ECLI:NL:OGEAA:2019:665
Gerecht in Eerste Aanleg van Aruba
- Kort geding
- A.H.M. van de Leur
- Rechtspraak.nl
Niet-ontvankelijkheid van eiser in kort geding tegen Sociale Verzekeringsbank van Aruba
In deze zaak, die werd behandeld door het Gerecht in Eerste Aanleg van Aruba, heeft eiser, vertegenwoordigd door zijn advocaat mr. E.E. Rosenstand, een kort geding aangespannen tegen de Sociale Verzekeringsbank van Aruba (SVB), vertegenwoordigd door mr. M.D. Tromp. De procedure vond plaats op 9 oktober 2019, waarbij eiser vorderde dat de SVB de verklaring van arbeidsongeschiktheid van 19 juli 2019 zou schorsen totdat er definitief was beslist op zijn bezwaar. De SVB voerde verweer en stelde dat eiser niet-ontvankelijk moest worden verklaard in zijn verzoek.

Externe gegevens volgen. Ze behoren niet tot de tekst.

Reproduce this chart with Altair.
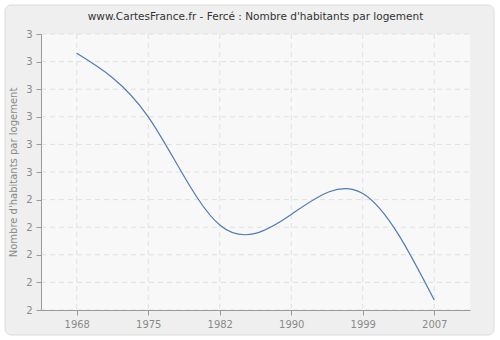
import altair as alt
import pandas as pd

years = ["1968", "1975", "1982", "1990", "1999", "2007"]
values = [2.930, 2.700, 2.308, 2.346, 2.422, 2.036]
y_ticks = [2.0, 2.1, 2.2, 2.3, 2.4, 2.5, 2.6, 2.7, 2.8, 2.9, 3.0]
title_text = "www.CartesFrance.fr - Fercé : Nombre d'habitants par logement"

df = pd.DataFrame({"year": years, "value": values})
ygrid = pd.DataFrame({"value": y_ticks})
xgrid = pd.DataFrame({"year": years})

FONT = "DejaVu Sans"
GREY = "#8a8a8a"
GRIDC = "#e0e0e0"

one = pd.DataFrame({"t": [title_text]})

x_enc = alt.X("year:O", sort=years,
              scale=alt.Scale(type="point", padding=0.5),
              axis=alt.Axis(title=None, labelAngle=0, grid=False,
                            domainColor="#9a9a9a", tickColor="#9a9a9a",
                            tickSize=5, labelColor=GREY, labelFont=FONT,
                            labelFontSize=10, labelPadding=4, zindex=1))
y_enc = alt.Y("value:Q",
              scale=alt.Scale(domain=[2.0, 3.0], nice=False, zero=False),
              axis=alt.Axis(title="Nombre d'habitants par logement",
                            values=y_ticks, format=".0f", grid=False,
                            domainColor="#9a9a9a", tickColor="#9a9a9a",
                            tickSize=5, labelColor=GREY, labelFont=FONT,
                            labelFontSize=10, labelPadding=4,
                            titleColor=GREY, titleFont=FONT,
                            titleFontSize=10, titleFontWeight="normal",
                            titlePadding=7, zindex=1))

frame = alt.Chart(one).mark_rect(
    fill="#efefef", stroke="#dcdcdc", strokeWidth=1, cornerRadius=6
).encode(
    x=alt.value(-36), x2=alt.value(453), y=alt.value(-29), y2=alt.value(301)
)

plotbg = alt.Chart(one).mark_rect(
    fill="#f8f8f8"
).encode(
    x=alt.value(0), x2=alt.value(429), y=alt.value(0), y2=alt.value(276)
)

title = alt.Chart(one).mark_text(
    font=FONT, fontSize=10.5, color="#333333", align="center", baseline="middle"
).encode(
    x=alt.value(214.5), y=alt.value(-17), text="t:N"
)

hgrid = alt.Chart(ygrid).mark_rule(
    color=GRIDC, strokeDash=[5, 4], strokeWidth=1
).encode(y=y_enc, x=alt.value(0), x2=alt.value(429))

vgrid = alt.Chart(xgrid).mark_rule(
    color=GRIDC, strokeDash=[5, 4], strokeWidth=1
).encode(x=x_enc, y=alt.value(0), y2=alt.value(276))

line = alt.Chart(df).mark_line(
    interpolate="natural", color="#4f7cb3", strokeWidth=1.2
).encode(x=x_enc, y=y_enc)

chart = alt.layer(frame, plotbg, hgrid, vgrid, title, line).properties(
    width=429,
    height=276,
    autosize=alt.AutoSizeParams(type="none"),
    padding={"left": 41, "top": 34, "right": 30, "bottom": 30},
    background="white",
).configure_view(stroke=None)

chart.save("out.html", embed_options={"renderer": "svg", "actions": False})
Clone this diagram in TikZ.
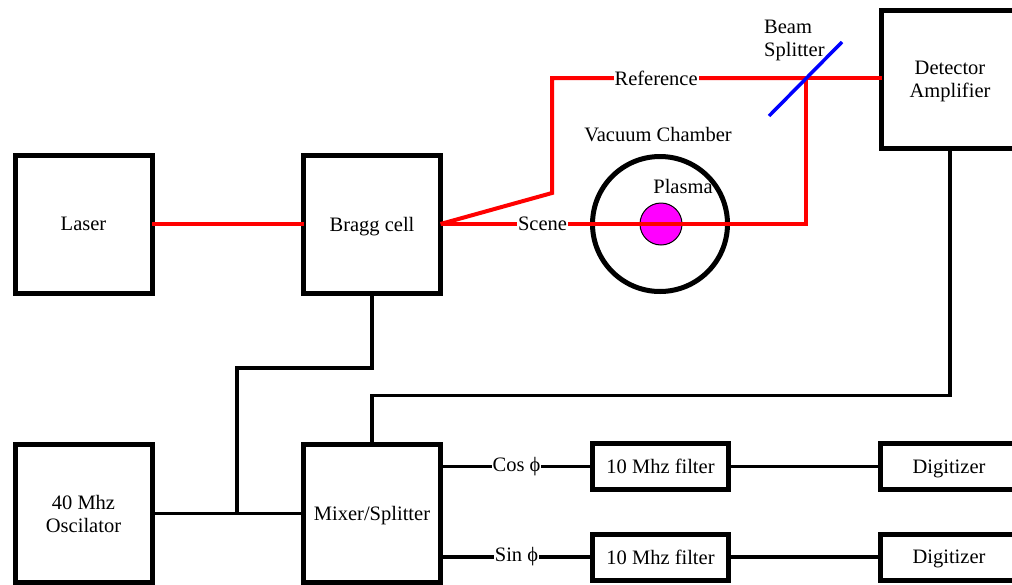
\documentclass[tikz,border=0pt]{standalone}
\usepackage{fontspec}
\setmainfont{Liberation Serif}
\usepackage{tikz}
\definecolor{plasmapink}{RGB}{255,0,255}
\definecolor{beamred}{RGB}{255,0,0}
\definecolor{splitblue}{RGB}{0,0,255}

\begin{document}
\begin{tikzpicture}[
  x=1pt, y=-1pt,
  font=\fontsize{20.5}{23}\selectfont,
  box/.style={draw, line width=5pt, align=center, inner sep=0pt, outer sep=0pt, text depth=0pt},
  bigbox/.style={box, minimum width=137pt, minimum height=138pt},
  slimbox/.style={box, minimum width=136pt, minimum height=46pt},
  wire/.style={line width=3.5pt},
  beam/.style={beamred, line width=4pt},
  lbl/.style={fill=white, text=black, inner sep=1pt}
]
  \clip (0,0) rectangle (1012,584);

  \node[bigbox] (laser) at (83.5,224) {Laser};
  \node[bigbox] (bragg) at (372,224) {Bragg cell};
  \node[bigbox] (det) at (950,79) {Detector\\Amplifier};
  \node[bigbox] (osc) at (83.5,513.5) {40 Mhz\\Oscilator};
  \node[bigbox] (mixer) at (372,513.5) {Mixer/Splitter};
  \node[slimbox] (filt1) at (660.5,466.5) {10 Mhz filter};
  \node[slimbox] (filt2) at (660.5,557) {10 Mhz filter};
  \node[slimbox, minimum width=137pt] (dig1) at (949,466.5) {Digitizer};
  \node[slimbox, minimum width=137pt] (dig2) at (949,557) {Digitizer};

  \node[circle, draw, line width=5pt, minimum size=135pt, inner sep=0pt] (vac) at (660,224) {};
  \node[circle, draw, fill=plasmapink, line width=1pt, minimum size=42pt, inner sep=0pt] (plasma) at (661,224) {};
  \node (vaclbl) at (658,135) {Vacuum Chamber};
  \node (plasmalbl) at (683,186) {Plasma};
  \node[align=left, anchor=west, inner sep=0pt] (bslbl) at (764,40) {Beam\\Splitter};

  \coordinate (bs) at (806,78);
  \coordinate (kink) at (552,193);
  \coordinate (tap) at (237,513.5);

  \draw[beam] (laser) -- (bragg);
  \draw[beam] (bragg.east) -- (kink) -- (kink |- bs) -- node[lbl, pos=0.41] {Reference} (bs);
  \draw[beam] (bragg.east) -- node[lbl, pos=0.279] {Scene} (bragg.east -| bs) -- (bs) -- (bs -| det.west);
  \draw[splitblue, line width=3.5pt] (769,116) -- (842,42);

  \draw[wire] (osc) -- (mixer);
  \draw[wire] (bragg.south) -- ++(0,75) -| (tap);
  \draw[wire] (det.south) -- ++(0,247.5) -| (mixer.north);
  \draw[wire] (mixer.east |- filt1) -- node[lbl, pos=0.5] {Cos ϕ} (filt1.west);
  \draw[wire] (mixer.east |- filt2) -- node[lbl, pos=0.5] {Sin ϕ} (filt2.west);
  \draw[wire] (filt1) -- (dig1);
  \draw[wire] (filt2) -- (dig2);
\end{tikzpicture}
\end{document}
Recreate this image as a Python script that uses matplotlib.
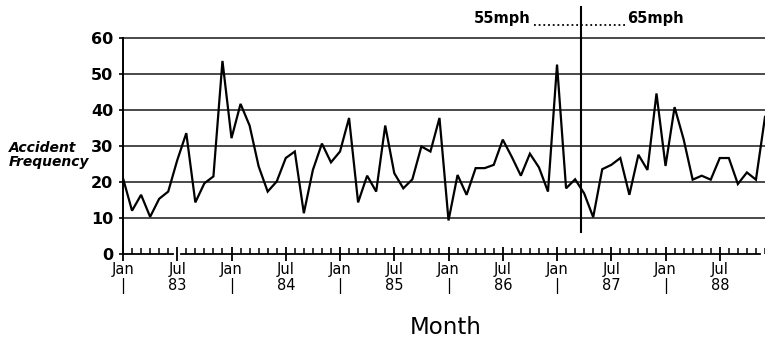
import matplotlib
matplotlib.use("Agg")
import matplotlib.pyplot as plt
import numpy as np

# ---------------- data (monthly, Jan 1983 - Dec 1988) ----------------
acc_1983 = [21.0, 12.0, 16.4, 10.3, 15.3, 17.3, 26.0, 33.5, 14.3, 19.6, 21.5, 53.5]
acc_1984 = [32.1, 41.6, 35.6, 24.3, 17.3, 20.1, 26.6, 28.4, 11.3, 23.3, 30.6, 25.4]
acc_1985 = [28.4, 37.7, 14.3, 21.7, 17.3, 35.6, 22.4, 18.2, 20.7, 29.8, 28.4, 37.7]
acc_1986 = [9.3, 21.9, 16.4, 23.8, 23.8, 24.7, 31.7, 26.9, 21.7, 27.8, 24.0, 17.3]
acc_1987 = [52.5, 18.2, 20.7, 16.8, 10.2, 23.5, 24.7, 26.6, 16.4, 27.5, 23.3, 44.5]
acc_1988 = [24.4, 40.7, 31.8, 20.6, 21.7, 20.6, 26.6, 26.6, 19.4, 22.6, 20.6, 38.0]
values = acc_1983 + acc_1984 + acc_1985 + acc_1986 + acc_1987 + acc_1988
months = np.arange(len(values))

years = ["83", "84", "85", "86", "87", "88"]
y_ticks = [0, 10, 20, 30, 40, 50, 60]
speed_change = 50.66          # month index of the 55 -> 65 mph change (Apr 1987)
labels_speed = ["55mph", "65mph"]

# ---------------- figure ----------------
W, H = 765, 343
fig = plt.figure(figsize=(W / 100, H / 100), dpi=100)
x0, x1, ybase, ytop = 123, 765, 254, 37.5
ax = fig.add_axes([x0 / W, (H - ybase) / H, (x1 - x0) / W, (ybase - ytop) / H])
px_per_month = 9.12
ax.set_xlim(0, (x1 - x0) / px_per_month)
ax.set_ylim(0, 60)

for s in ["top", "right", "bottom"]:
    ax.spines[s].set_visible(False)
ax.spines["left"].set_linewidth(1.4)
ax.spines["left"].set_color("black")

# gridlines
for v in y_ticks[1:]:
    ax.axhline(v, color="#3c3c3c", lw=1.3, clip_on=False, zorder=1)

# baseline with a small break near Jul 83
xmax = ax.get_xlim()[1]
ax.plot([0, 5.55], [0, 0], color="black", lw=1.3, clip_on=False, zorder=2)
ax.plot([6.45, xmax], [0, 0], color="black", lw=1.3, clip_on=False, zorder=2)

# data line
ax.plot(months, values, color="black", lw=1.6, solid_joinstyle="miter", zorder=3)

# speed-limit change marker
ax.plot([speed_change, speed_change], [6.1, 68.5], color="black", lw=1.5,
        clip_on=False, zorder=4)
ax.plot([45.5, 55.5], [63.5, 63.5], color="black", lw=1.3, ls=(0, (1, 1.6)),
        clip_on=False)
ax.text(45.1, 65.3, labels_speed[0], ha="right", va="center", fontsize=10.5,
        fontweight="bold")
ax.text(55.8, 65.3, labels_speed[1], ha="left", va="center", fontsize=10.5,
        fontweight="bold")

# y axis
ax.set_yticks(y_ticks)
ax.set_yticklabels([str(v) for v in y_ticks], fontsize=11.5, fontweight="bold")
ax.tick_params(axis="y", length=3, width=1.2, pad=4, colors="black")

# x axis
major = list(range(0, 72, 6))
xlabels = []
for i in major:
    if i % 12 == 0:
        xlabels.append("Jan\n|")
    else:
        xlabels.append("Jul\n" + years[i // 12])
ax.set_xticks(major)
ax.set_xticklabels(xlabels, fontsize=10.5, linespacing=1.08)
ax.set_xticks(months, minor=True)
ax.tick_params(axis="x", which="major", direction="inout", length=10, width=1.3,
               pad=0.5, colors="black")
ax.tick_params(axis="x", which="minor", direction="in", length=4, width=1.1,
               colors="black")

# axis titles
fig.text(446 / W, 1 - 327 / H, "Month", ha="center", va="center", fontsize=16.5)
fig.text(9 / W, 1 - 166 / H, "Accident\nFrequency", ha="left", va="baseline",
         fontsize=10, fontweight="bold", fontstyle="italic", linespacing=1.0)

fig.savefig("out.png", dpi=100)
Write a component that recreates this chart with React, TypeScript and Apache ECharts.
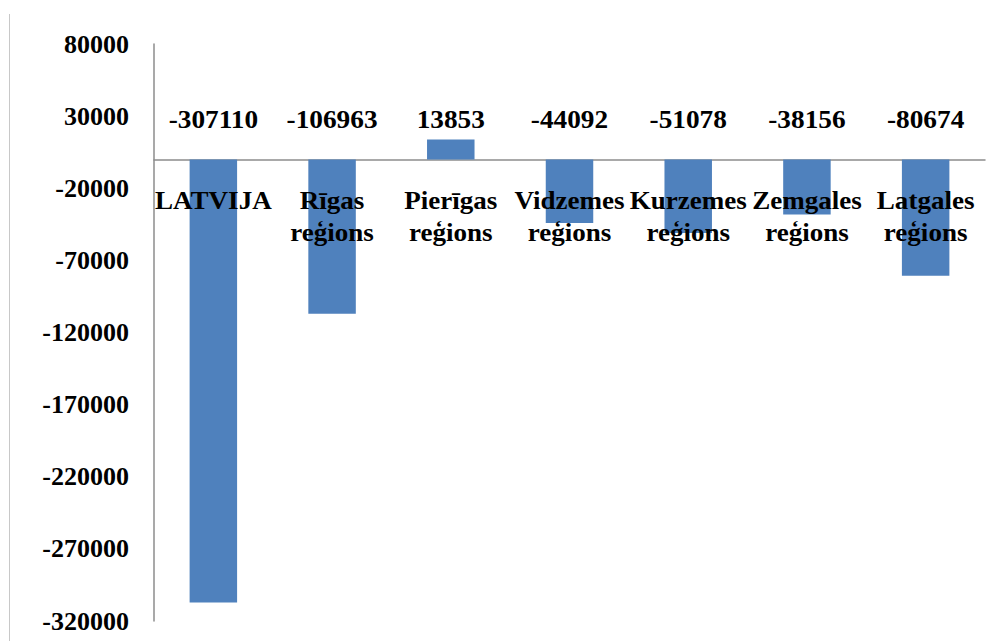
import React, { useEffect, useRef } from "react";
import * as echarts from "echarts";

const categories: string[] = [
  "LATVIJA",
  "Rīgas\nreģions",
  "Pierīgas\nreģions",
  "Vidzemes\nreģions",
  "Kurzemes\nreģions",
  "Zemgales\nreģions",
  "Latgales\nreģions",
];
const values: number[] = [-307110, -106963, 13853, -44092, -51078, -38156, -80674];
const yMin = -320000;
const yMax = 80000;
const yStep = 50000;

const FONT = "Liberation Serif";

export default function App() {
  const ref = useRef<HTMLDivElement>(null);
  useEffect(() => {
    if (!ref.current) return;
    const chart = echarts.init(ref.current, undefined, { renderer: "svg" });
    chart.setOption({
      animation: false,
      backgroundColor: "#ffffff",
      grid: {
        left: 154,
        right: 2,
        top: 44,
        bottom: 20,
        containLabel: false,
        outerBoundsMode: "none",
      },
      xAxis: {
        type: "category",
        data: categories,
        axisLine: { onZero: true, lineStyle: { color: "#8c8c8c", width: 1.5 } },
        axisTick: { show: false },
        axisLabel: { show: false },
        splitLine: { show: false },
      },
      yAxis: {
        type: "value",
        min: yMin,
        max: yMax,
        interval: yStep,
        axisLine: { show: true, lineStyle: { color: "#8c8c8c", width: 1.5 } },
        axisTick: { show: false },
        splitLine: { show: false },
        axisLabel: {
          margin: 25,
          color: "#000",
          fontFamily: FONT,
          fontWeight: "bold",
          fontSize: 26,
          formatter: (v: number) => String(v),
        },
      },
      series: [
        {
          type: "bar",
          data: values,
          barWidth: "40%",
          itemStyle: { color: "#4F81BD" },
        },
        {
          type: "custom",
          data: values.map((v, i) => [i, v]),
          z: 20,
          renderItem: (params: any, api: any) => {
            const idx = api.value(0);
            const v = api.value(1);
            const p = api.coord([idx, 0]);
            return {
              type: "group",
              children: [
                {
                  type: "text",
                  x: p[0],
                  y: p[1] - 40,
                  scaleX: 1.05,
                  style: {
                    text: String(v),
                    fill: "#000",
                    fontFamily: FONT,
                    fontWeight: "bold",
                    fontSize: 26,
                    align: "center",
                    verticalAlign: "middle",
                  },
                },
                {
                  type: "text",
                  x: p[0],
                  y: p[1] + 25,
                  scaleX: 1.04,
                  style: {
                    text: categories[idx],
                    fill: "#000",
                    fontFamily: FONT,
                    fontWeight: "bold",
                    fontSize: 26,
                    lineHeight: 32,
                    align: "center",
                    verticalAlign: "top",
                  },
                },
              ],
            };
          },
        },
      ],
      graphic: [
        {
          type: "line",
          shape: { x1: 9.5, y1: 14, x2: 9.5, y2: 641 },
          style: { stroke: "#c8c8c8", lineWidth: 1 },
        },
      ],
    });
    return () => chart.dispose();
  }, []);
  return (
    <div
      ref={ref}
      style={{ position: "fixed", left: 0, top: 0, width: 987, height: 641, background: "#fff" }}
    />
  );
}
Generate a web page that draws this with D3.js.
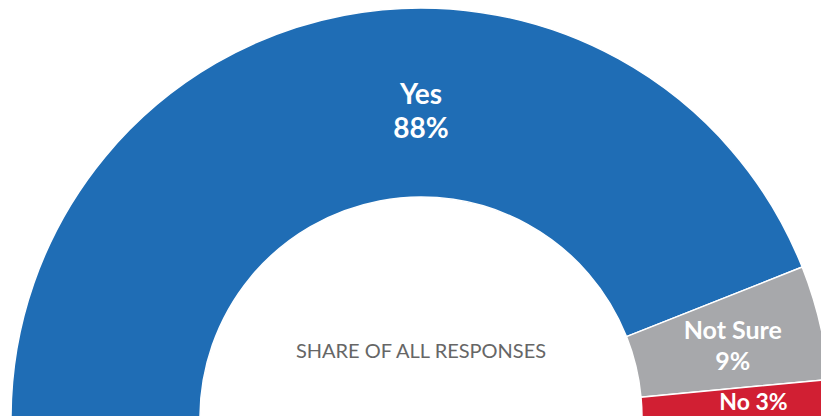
<!DOCTYPE html>
<html>
<head>
<meta charset="utf-8">
<script src="https://cdn.jsdelivr.net/npm/d3@7"></script>
<style>
html,body{margin:0;padding:0;background:#fff;overflow:hidden;}
svg{display:block;}
</style>
</head>
<body>
<svg id="chart" width="821" height="416"></svg>
<script>
const categories = ["Yes", "Not Sure", "No"];
const values = [88, 9, 3];
const colors = ["#1f6db5", "#a7a8ab", "#d11f33"];
const centerTitle = "SHARE OF ALL RESPONSES";

const W = 821, H = 416;
const cx = 421, cy = 418, outerR = 410, innerR = 221;
const svg = d3.select("#chart");
const g = svg.append("g").attr("transform", `translate(${cx},${cy})`);

const pie = d3.pie().sort(null).value(d => d.value)
  .startAngle(-Math.PI / 2).endAngle(Math.PI / 2);
const data = categories.map((c, i) => ({ name: c, value: values[i], color: colors[i] }));
const arcs = pie(data);
const arc = d3.arc().innerRadius(innerR).outerRadius(outerR);

g.selectAll("path.slice").data(arcs).join("path")
  .attr("class", "slice")
  .attr("d", arc)
  .attr("fill", d => d.data.color)
  .attr("stroke", "#fff")
  .attr("stroke-width", 1.5);

const font = "Lato, 'Open Sans', sans-serif";
const midR = (innerR + outerR) / 2;

// Yes label at top of arc
const yes = arcs[0];
const yesG = g.append("g").attr("transform", `translate(0,${-midR})`);
yesG.append("text").attr("text-anchor", "middle").attr("y", 1)
  .attr("font-family", font).attr("font-weight", 700).attr("font-size", 28)
  .attr("fill", "#fff").text(yes.data.name);
yesG.append("text").attr("text-anchor", "middle").attr("y", 35)
  .attr("font-family", font).attr("font-weight", 700).attr("font-size", 28)
  .attr("fill", "#fff").text(yes.data.value + "%");

// Not Sure label
const ns = arcs[1];
const nsA = (ns.startAngle + ns.endAngle) / 2;
const nsX = Math.sin(nsA) * midR, nsY = -Math.cos(nsA) * midR;
g.append("text").attr("text-anchor", "middle")
  .attr("x", nsX + 5).attr("y", nsY - 5)
  .attr("font-family", font).attr("font-weight", 700).attr("font-size", 25)
  .attr("fill", "#fff").text(ns.data.name);
g.append("text").attr("text-anchor", "middle")
  .attr("x", nsX + 5).attr("y", nsY + 26)
  .attr("font-family", font).attr("font-weight", 700).attr("font-size", 25)
  .attr("fill", "#fff").text(ns.data.value + "%");

// No label
const no = arcs[2];
g.append("text").attr("text-anchor", "middle")
  .attr("x", midR + 17).attr("y", -8)
  .attr("font-family", font).attr("font-weight", 700).attr("font-size", 23)
  .attr("fill", "#fff").text(no.data.name + " " + no.data.value + "%");

// center title
g.append("text").attr("text-anchor", "middle").attr("y", -60)
  .attr("font-family", font).attr("font-size", 20)
  .attr("fill", "#666").text(centerTitle);
</script>
</body>
</html>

Het Gerecht oordeelde dat er voor eiser een andere rechtsgang openstond, namelijk een Lar-procedure, die voldoende waarborgen biedt. Eiser had op 12 juni 2019 een verlenging van zijn taxi- of rijvergunning aangevraagd, maar de SVB had op 19 juli 2019 geadviseerd dat hij medisch ongeschikt was voor het uitoefenen van de functie van taxi-chauffeur. Eiser had bezwaar aangetekend tegen dit advies, maar het bestuursorgaan had nog niet beslist op zijn aanvraag of bezwaar ten tijde van de mondelinge behandeling.
Het Gerecht concludeerde dat de SVB niet als bestuursorgaan in de zin van de Lar kan worden aangemerkt, omdat eiser de verlenging van zijn vergunning niet bij de SVB had aangevraagd. Hierdoor was de SVB op goede gronden het bezwaar van eiser doorgezonden naar het bestuursorgaan. Uiteindelijk werd eiser niet-ontvankelijk verklaard in zijn verzoek en werd hij veroordeeld in de proceskosten, die op Afl. 1.500,-- werden begroot. Dit vonnis werd uitgesproken op 9 oktober 2019 door mr. A.H.M. van de Leur.